“Non c’è acqua più fresca”, un viaggio nel Friuli di Pier Paolo Pasolini

Una festa di Paese, un piccolo palco arrangiato con mezzi di fortuna. Si apre così lo spettacolo “ Non c’è acqua più fresca” , scritto e interpretato da Giovanni Battiston con le musiche dal vivo di Piero Sidoti, in scena il 20 Febbraio al Teatro Vascello di Roma. Sottotitolo “Volti, visioni e parole dal Friuli di Pier Paolo Pasolini”.
Nell’atmosfera tutta raccolta di un minuto evento paesano, Giovanni Battiston ripercorre luoghi, odori, volti e colori di quella appartata realtà ancora contadina tanto cara a Pasolini. E lo fa servendosi dei versi in dialetto friulano che, dall’esordio poetico con Poesie a Casarsa del 1942, hanno segnato l’intero arco artistico di Pasolini.
Un rapporto, quello col dialetto, che è per Pasolini innanzitutto di tipo affettivo, non soltanto per i ricordi d’infanzia ma anche in quanto espressione di una realtà minore, contadina ,estranea perciò ai meccanismi di mistificazione che in quegli anni stanno iniziando a muovere la società moderna. Il dialetto come forma di ribellione contro quell’appiattimento culturale e (a)morale che sfocia in quello che tante volte Pasolini ha identificato come la vera forma di fascismo.
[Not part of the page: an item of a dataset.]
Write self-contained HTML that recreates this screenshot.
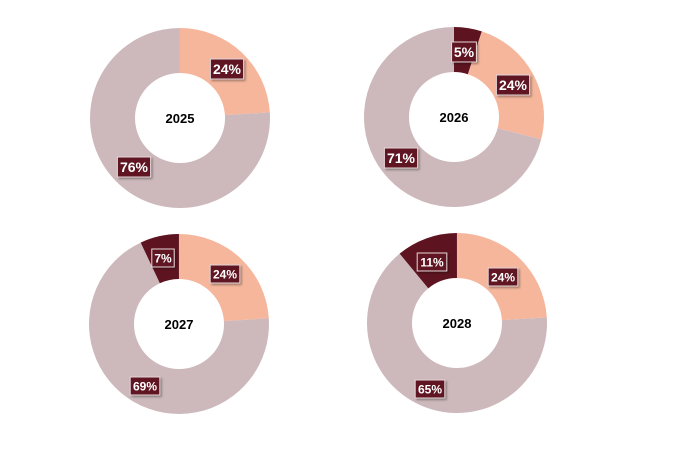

C’è nel dialetto un’innocente libertà e non importa quanto si comprenda ciò che si sta ascoltando, perché il dialetto è prima di tutto evocativo.
Giovanni Battiston con il suo spettacolo ci racconta questo e lo fa con una leggiadria che arriva alle orecchie e al cuore degli spettatori senza nessun rischio di pedanteria.
Sul palco del Teatro Vascello scorrono istantanee di una vita perduta, fatta di fontane, di grilli, di campane e di giovani. Giovani belli, come David ( Ti sos, David, coma un toru ta un dì di Avril), poveri come i ragazzi che se ne vanno al cinema a spiare a ricchi (Trenta francs pal cine / i siòrs da olmà), come Ninni che vende anche i suoi bei occhi turchini al padrone pur di sopravvivere. La meglio gioventù, fatta di poveri cristi appesi a una croce con una tuta blu unta di lavoro (Non gò corajo de ver sogni: / il blù e l’onto de la tuta, / no altro tal me cuòr de operajo). Giovani che affollano la stazione di Casarsa per salire su un treno e raggiungere il mondo esterno che intanto corre veloce. Battiston riesce egregiamente non solo nell’impresa di incantare lo spettatore servendosi di un mezzo ostico come può essere la poesia dialettale, ma di indurlo anche alla riflessione.
Al termine dello spettacolo ci si sente uno dei ragazzi di quella meglio gioventù e ci si chiede: per cosa abbiamo scelto di spezzare le nostre radici?
Vegnèit, trenos, ciamàit          Venite, treni, caricate
Cui so blusòns inglèis                Coi loro blusoni inglesi
Vegnèit, trenos, puartàit           Venite, treni, portate
A sercià par il mond                   A cercare per il mondo
Puartàit, trenos, pal mond       Portate, treni, per il mondo
Chis-ciu legris fantàs                 Questi allegri ragazzi
Chis-ciu fantàs ch’a ciàntin      Questi giovani che cantano
E li majetis blancis,                    E le magliette bianche.
lontàn la zoventùt                       Lontano la gioventù,
chel che cà a perdút.                   Ciò che qui è perduto.
Paràs via dal país,                       Scacciati dal paese
a no ridi mai pí.                           A non ridere mai più.